Os desembolsos saíram de R$ 186,5 bilhões em 2020 para R$ 269,2
bilhões em 2022, um avanço de 44,34% acumulado no período. "Foi uma
surpresa positiva. A contribuição do sistema nacional de fomento é
grande, e essa contribuição aumentou", diz Prado.
Ele reconhece, porém, que esse apoio está bastante concentrado nos
objetivos relacionados à indústria, à agricultura e ao crescimento
econômico. Segundo o especialista, isso tem a ver com a natureza das
instituições de fomento no Brasil —muitas delas com foco nesses
segmentos— e com as próprias linhas operacionalizadas no país.
Além disso, Prado observa que os setores mais contemplados costumam
tomar financiamentos com um tíquete médio maior do que em outros
segmentos.
Financiar o plantio de uma safra, a compra de maquinário ou políticas
de combate à fome custa mais do que construir um centro de apoio a
minorias ou dar crédito a um empreendimento liderado por mulheres, por
exemplo. Isso contribui para somar um valor maior no conjunto dos anos.
Outra razão para a diferença entre os números é o próprio mercado,
que demanda mais recursos relacionados a esses objetivos, em detrimento
das agendas ligadas à educação ou à igualdade de gênero.
"A capacidade do tomador de apresentar projetos nessas áreas
[igualdade de gênero e educação] é uma coisa que pode ser mais bem
trabalhada, para que a gente tenha mais projetos ofertados ao setor
nacional do fomento [dentro desses objetivos]", afirma Prado.
Para o Pnud, o trabalho revela não só um diagnóstico, mas também uma
oportunidade de aprimorar o direcionamento desses fluxos de capital.
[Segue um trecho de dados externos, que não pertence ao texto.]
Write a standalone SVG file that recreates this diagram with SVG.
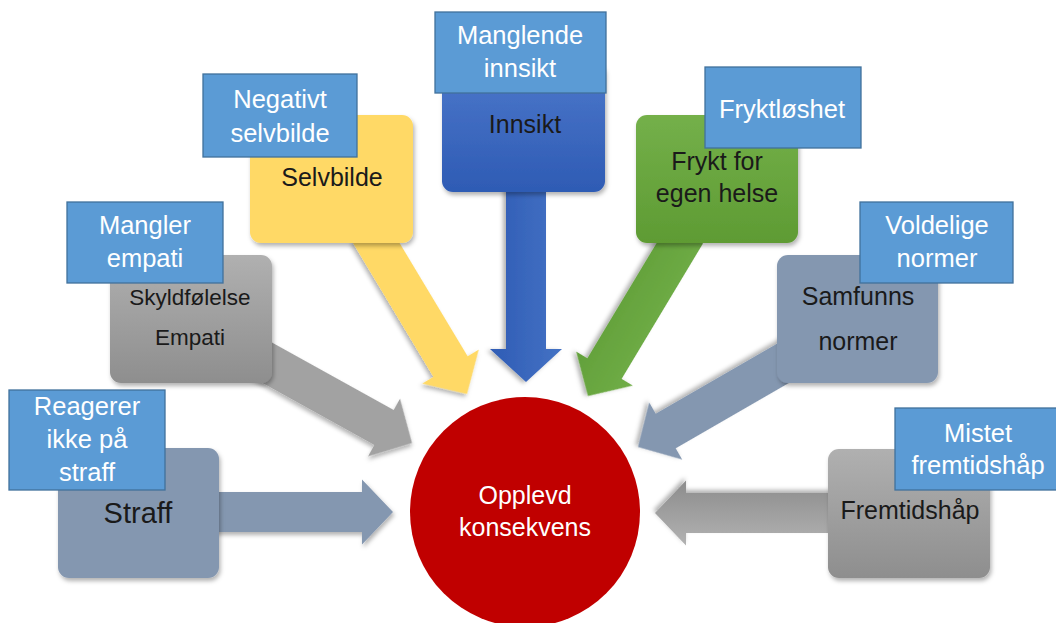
<svg xmlns="http://www.w3.org/2000/svg" width="1056" height="623" viewBox="0 0 1056 623">
<defs>
<filter id="sh" x="-20%" y="-20%" width="140%" height="140%">
<feDropShadow dx="1.5" dy="3" stdDeviation="2" flood-color="#000" flood-opacity="0.3"/>
</filter>
<linearGradient id="gGray" x1="0" y1="0" x2="0" y2="1"><stop offset="0" stop-color="#b0b0b0"/><stop offset="1" stop-color="#8e8e8e"/></linearGradient>
<linearGradient id="gBlue" x1="0" y1="0" x2="0" y2="1"><stop offset="0" stop-color="#4d78cb"/><stop offset="1" stop-color="#2e5bb4"/></linearGradient>
<linearGradient id="gGreen" x1="0" y1="0" x2="0" y2="1"><stop offset="0" stop-color="#74b04a"/><stop offset="1" stop-color="#5e9b33"/></linearGradient>
<linearGradient id="gGrayA" x1="0" y1="0" x2="0" y2="1"><stop offset="0" stop-color="#b2b2b2"/><stop offset="1" stop-color="#8c8c8c"/></linearGradient>
<linearGradient id="gBlueA" x1="0" y1="0" x2="0" y2="1"><stop offset="0" stop-color="#4472c4"/><stop offset="1" stop-color="#2f5cb5"/></linearGradient>
<linearGradient id="gGreenA" x1="0" y1="0" x2="0" y2="1"><stop offset="0" stop-color="#70ad47"/><stop offset="1" stop-color="#62a03a"/></linearGradient>
</defs>
<style>
text{font-family:"Liberation Sans",Arial,sans-serif;text-anchor:middle}
.lbl{fill:#5b9bd5;stroke:#41719c;stroke-width:1.3}
.lt{fill:#ffffff;font-size:25.5px}
.bt{fill:#1a1a1a;font-size:25px}
.box{filter:url(#sh)}
.arr{filter:url(#sh)}
</style>
<g id="connectors">
<path class="arr" fill="#8497b0" transform="translate(393,512)" d="M-245,-20 H-31 V-32.5 L0,0 L-31,32.5 V20 H-245 Z"/>
<path class="arr" fill="url(#gGrayA)" transform="translate(655,513) rotate(180)" d="M-245,-20 H-31 V-32.5 L0,0 L-31,32.5 V20 H-245 Z"/>
<path class="arr" fill="#a2a2a2" transform="translate(412,443) rotate(29)" d="M-210,-20 H-32 V-33 L0,0 L-32,33 V20 H-210 Z"/>
<path class="arr" fill="#ffd966" transform="translate(467,394) rotate(59)" d="M-190,-20 H-32 V-33 L0,0 L-32,33 V20 H-190 Z"/>
<path class="arr" fill="url(#gBlueA)" transform="translate(526,382) rotate(90)" d="M-232,-20 H-33 V-36 L0,0 L-33,36 V20 H-232 Z"/>
<path class="arr" fill="url(#gGreenA)" transform="translate(588,396) rotate(121)" d="M-190,-20 H-32 V-33 L0,0 L-32,33 V20 H-190 Z"/>
<path class="arr" fill="#8497b0" transform="translate(638,447) rotate(150)" d="M-190,-20 H-32 V-33 L0,0 L-32,33 V20 H-190 Z"/>
</g>
<g id="center">
<circle cx="525" cy="512" r="115" fill="#c00000"/>
<text x="525" y="504" fill="#ffffff" style="font-size:25px">Opplevd</text>
<text x="525" y="536" fill="#ffffff" style="font-size:25px">konsekvens</text>
</g>
<g id="straff">
<rect class="box" x="58" y="448" width="161" height="130" rx="11" fill="#8497b0"/>
<text class="bt" x="138" y="523" style="font-size:29px">Straff</text>
<rect class="lbl" x="9" y="390" width="156" height="100"/>
<text class="lt" x="87" y="415">Reagerer</text>
<text class="lt" x="87" y="448">ikke på</text>
<text class="lt" x="87" y="481">straff</text>
</g>
<g id="skyld">
<rect class="box" x="110" y="255" width="162" height="128" rx="11" fill="url(#gGray)"/>
<text class="bt" x="190" y="305" style="font-size:22.5px">Skyldfølelse</text>
<text class="bt" x="190" y="345" style="font-size:22.5px">Empati</text>
<rect class="lbl" x="67" y="202" width="156" height="81"/>
<text class="lt" x="145" y="234">Mangler</text>
<text class="lt" x="145" y="267">empati</text>
</g>
<g id="selvbilde">
<rect class="box" x="250" y="115" width="163" height="128" rx="11" fill="#ffd966"/>
<text class="bt" x="332" y="186">Selvbilde</text>
<rect class="lbl" x="203" y="74" width="154" height="83"/>
<text class="lt" x="280" y="108">Negativt</text>
<text class="lt" x="280" y="142">selvbilde</text>
</g>
<g id="innsikt">
<rect class="box" x="442" y="62" width="163" height="130" rx="11" fill="url(#gBlue)"/>
<text class="bt" x="525" y="133">Innsikt</text>
<rect class="lbl" x="435" y="12" width="171" height="81"/>
<text class="lt" x="520" y="44">Manglende</text>
<text class="lt" x="520" y="77">innsikt</text>
</g>
<g id="frykt">
<rect class="box" x="636" y="115" width="162" height="128" rx="11" fill="url(#gGreen)"/>
<text class="bt" x="717" y="170">Frykt for</text>
<text class="bt" x="717" y="202">egen helse</text>
<rect class="lbl" x="705" y="67" width="156" height="81"/>
<text class="lt" x="782" y="118">Fryktløshet</text>
</g>
<g id="samfunn">
<rect class="box" x="777" y="255" width="161" height="128" rx="11" fill="#8497b0"/>
<text class="bt" x="858" y="305">Samfunns</text>
<text class="bt" x="858" y="350">normer</text>
<rect class="lbl" x="860" y="202" width="153" height="81"/>
<text class="lt" x="937" y="234">Voldelige</text>
<text class="lt" x="937" y="267">normer</text>
</g>
<g id="fremtid">
<rect class="box" x="828" y="449" width="162" height="129" rx="11" fill="url(#gGray)"/>
<text class="bt" x="910" y="519">Fremtidshåp</text>
<rect class="lbl" x="895" y="408" width="162" height="82"/>
<text class="lt" x="978" y="442">Mistet</text>
<text class="lt" x="978" y="474">fremtidshåp</text>
</g>
</svg>
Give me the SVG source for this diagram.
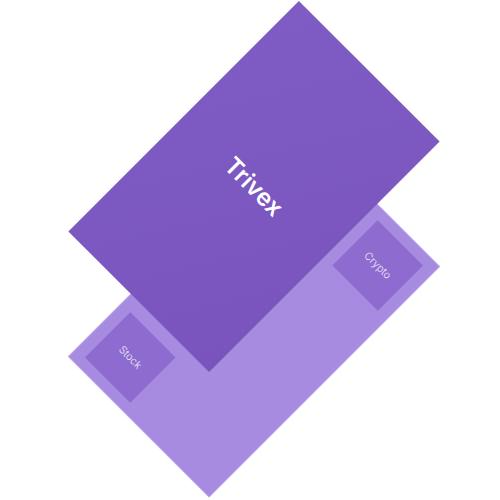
<svg xmlns="http://www.w3.org/2000/svg" width="500" height="500" viewBox="0 0 500 500">
  <style>
    .base { fill: #a78be0; stroke: #bba6ee; stroke-width: 1; }
    .tile { fill: #8d6bcf; }
    .title { font-family: Inter, "Liberation Sans", Arial, sans-serif; font-size: 24px; font-weight: 600; fill: #ffffff; }
    .label { font-family: Inter, "Liberation Sans", Arial, sans-serif; font-size: 10.5px; font-weight: 300; fill: #f1ecfc; }
  </style>
  <defs>
    <linearGradient id="gTop" x1="0" y1="0" x2="1" y2="1">
      <stop offset="0" stop-color="#7f5cc4"/>
      <stop offset="1" stop-color="#7954bd"/>
    </linearGradient>
  </defs>
  <g id="base" transform="translate(254,311.5) rotate(45)">
    <rect class="base" x="-99.5" y="-163" width="199" height="326"/>
  </g>
  <g id="crypto" transform="translate(254,311.5) rotate(45)">
    <rect class="tile" x="23" y="-152" width="64" height="64"/>
    <text class="label" x="55" y="-120" text-anchor="middle" dominant-baseline="central">Crypto</text>
  </g>
  <g id="stock" transform="translate(254,311.5) rotate(45)">
    <rect class="tile" x="-87" y="88" width="64" height="64"/>
    <text class="label" x="-55" y="120" text-anchor="middle" dominant-baseline="central">Stock</text>
  </g>
  <g id="trivex" transform="translate(254,186.5) rotate(45)">
    <rect x="-99.5" y="-163" width="199" height="326" style="fill:url(#gTop)"/>
    <text class="title" x="0" y="0" text-anchor="middle" dominant-baseline="central">Trivex</text>
  </g>
  <g id="connectors"/>
</svg>
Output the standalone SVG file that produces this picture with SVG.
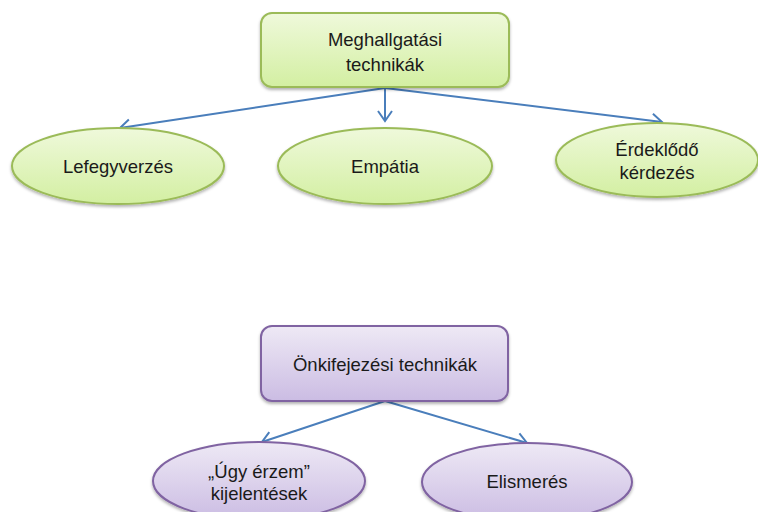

"A gente ludicamente separa os ODS em caixinhas, mas eles são
interligados. Não dá para pensar em redução de pobreza se não pensar em
educação. A oportunidade é incorporar a transversalidade dos ODS nas
linhas de financiamento, aproveitando as linhas que estão nos maiores
objetivos", afirma o especialista.
Com pequenos ajustes, ele diz que os recursos poderão ter um impacto maior sobre o desenvolvimento sustentável no Brasil.
O segundo vice-presidente da ABDE e presidente da Fomento Paraná,
Heraldo Alves das Neves, diz que a pauta da preservação ambiental sempre
foi prioridade para os bancos públicos e as agências de fomento, mas há
hoje a compreensão de que é preciso ampliar o escopo de atuação. Por
isso, diz, o mapeamento feito com o Pnud é visto como "um plano para
direcionar o sistema de fomento como um todo".
Até agora, 24 das 34 instituições financeiras associadas à ABDE
participaram do levantamento. As outras 10 ficaram de fora ou porque
entregaram informações incompletas sobre suas linhas, ou porque não
puderam contribuir a tempo para o trabalho.
No entanto, Neves diz que a intenção é completar o mapeamento nos próximos meses.
"A ideia é cercar todas as 34 associadas, para ter mais informações
do alcance das nossas linhas e ao mesmo tempo dirigir, inclusive de
acordo com elementos de planos de governo, aproveitar oportunidades de
recursos de programas", afirma.
Segundo ele, a partir dos resultados, as instituições de fomento
poderão aprimorar seus instrumentos para potencializar o uso dos
recursos, norteadas pelos objetivos da Agenda 2030.
O representante da ABDE admite que se surpreendeu com a inexpressividade dos recursos dedicados à igualdade de gênero. "Eu até esperava mais em recursos relacionados à política de gênero, mas a gente viu nos últimos anos crescer a preocupação e a destinação de recursos", afirma.